There’s never been anything quite like a nice, decent snow storm only days away from Christmas.
Gosh, which of the pages in the book of my mind shall I turn to? In the end, just by staring at the snow outside the window, I hear my young children’s voices.
One of them has wakes up first, Andrew. Pushing his nose against the window and seeing snow, he turns on his heels and go round up his siblings. Squealing, laughing, legs shooting out of beds,
“Mummy can we go and play in the snow outside?”
“You must have breakfast first.”
I’ve always had a thing about the children eating. Some people can tell the story of their life through their shopping or clothes. For me it is food that talks.
I only started cooking when Hugh and I married. I was a young wife in full bloom but a novice cook then.
Now that I think about it, I look at food – say a bulb of celeriac, a bunch of chard, a firm and full artichoke – as I look at words.
As I seek words to express myself, so it is with food, I mix this and that ingredient to create a meal that delights the palate, nourishes the body and nurtures the soul of those I love.

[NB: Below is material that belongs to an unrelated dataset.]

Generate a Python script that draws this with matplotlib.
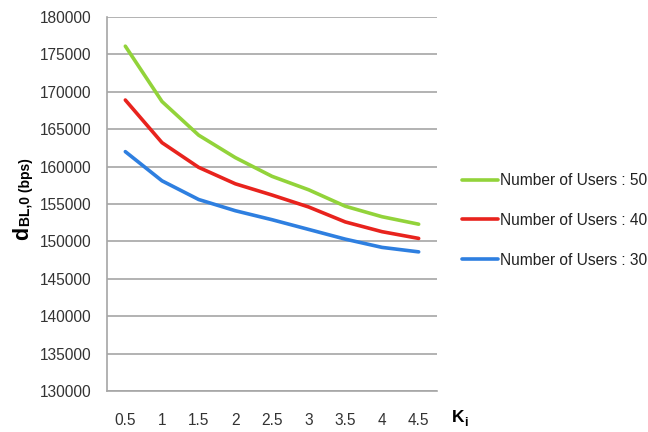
import matplotlib
matplotlib.use("Agg")
import matplotlib.pyplot as plt

categories = ["0.5", "1", "1.5", "2", "2.5", "3", "3.5", "4", "4.5"]
users_50 = [176100, 168700, 164200, 161200, 158700, 156900, 154700, 153300, 152300]
users_40 = [168900, 163200, 159900, 157700, 156200, 154600, 152600, 151300, 150400]
users_30 = [162000, 158100, 155600, 154100, 152900, 151600, 150300, 149200, 148600]
series_labels = ["Number of Users : 50", "Number of Users : 40", "Number of Users : 30"]
colors = ["#92D33A", "#E8231D", "#2E7FE0"]
yticks = list(range(130000, 180001, 5000))

plt.rcParams['font.family'] = ['Liberation Sans', 'DejaVu Sans']

W, H = 648, 432
fig = plt.figure(figsize=(6.48, 4.32), dpi=100)
ax = fig.add_axes([107/W, 1 - 391/H, 330/W, 374/H])

x = list(range(len(categories)))
for vals, lab, c in zip([users_50, users_40, users_30], series_labels, colors):
    ax.plot(x, vals, color=c, lw=2.6, label=lab, solid_capstyle='round')

ax.set_xlim(-0.5, len(categories) - 0.5)
ax.set_ylim(130000, 180000)
ax.set_yticks(yticks)
ax.set_yticklabels([str(v) for v in yticks], fontsize=11.2, color='#333333')
ax.set_xticks(x)
ax.set_xticklabels(categories, fontsize=11.2, color='#333333')
ax.tick_params(axis='y', length=0, pad=11.5)
ax.tick_params(axis='x', length=0, pad=16)
ax.yaxis.grid(True, color='#A6A6A6', lw=1.2)
ax.set_axisbelow(True)
for s in ['top', 'right']:
    ax.spines[s].set_visible(False)
for s in ['left', 'bottom']:
    ax.spines[s].set_color('#A6A6A6')
    ax.spines[s].set_linewidth(1.2)

# y-axis label: big "d" with subscript "BL,0 (bps)"
fig.text(28/W, 1 - 240/H, 'd', rotation=90, rotation_mode='anchor',
         fontsize=15.5, fontweight='bold', ha='left', va='baseline')
fig.text(30/W, 1 - 226/H, 'BL,0 (bps)', rotation=90, rotation_mode='anchor',
         fontsize=10, fontweight='bold', ha='left', va='baseline')

# x-axis label: "K" with subscript "i"
fig.text(452/W, 1 - 422/H, 'K', fontsize=12.5, fontweight='bold',
         ha='left', va='baseline')
fig.text(464.5/W, 1 - 426/H, 'i', fontsize=9, fontweight='bold',
         ha='left', va='baseline')

leg = fig.legend(loc='upper left', bbox_to_anchor=(462/W, 1 - 173/H), frameon=False,
                 fontsize=11.2, handlelength=2.3, handletextpad=0.15,
                 labelspacing=1.6, borderpad=0, borderaxespad=0)
for t in leg.get_texts():
    t.set_color('#222222')

fig.savefig("out.png", dpi=100)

Over the years, my writing and my cooking have developed together, two friends that I can turn to to help me tell my story. Two friends that help me express the self within.
If this morning was that morning, the children would be outside playing in the snow. I would be inside making hot chocolate to go with a slice of Panettone, or a chicken soup made from scratch to serve with warm bread, or chestnuts just out of the oven when the children came in, rosy-cheeked, boots dripping, tired, happy and hungry. That was years ago, I know.
Now, years later, at ten o’clock on a Sunday morning, Andrew would still be asleep as would Florentina and Robert.
Still, I know that even now, I could walk into grown up Andrew’s room, sit on his bed, bend down and while stroking his hair whisper in his ear: “Andrew… Andrew look; snow outside,” he would open his sleepy eyes, raise himself up onto his elbows and look through the window.
“We are going to have a white Christmas,” I can hear him say, and watch his wonderful smile light up his face.
He would drink the tea that Daddy made for him then go and find his brother and sister.
Everything one needs for a picture-perfect Christmas is here this year. The cold is cold enough to make you say: “Oh it’s so nice and warm here,” when you get back home from shopping this last week before Christmas.
And I know so much about food now. And it’s become a bit of a wonderful “nuisance” that I am rather proud of actually, because the children, well, Andrew and Robert more than Florentina, will not hear of having Christmas anywhere other than at home, with me doing the cooking.
And now Andrew? You don’t mind not being home for Christmas? Will you not miss my cooking?
And how can I eat any of the food you loved when you are not here, when I don’t even know where you are, when you will not be sitting in your seat at the Christmas table? The seat that you wouldn’t give up for anything, even if it meant upsetting my; boy, girl, boy, girl, sitting arrangement?
Why did you give up that seat now?
Oh Tigger, My Tigger; what happened to you? I don’t think that I can cook this Christmas without you.
I love you Andrew, please come back. Please?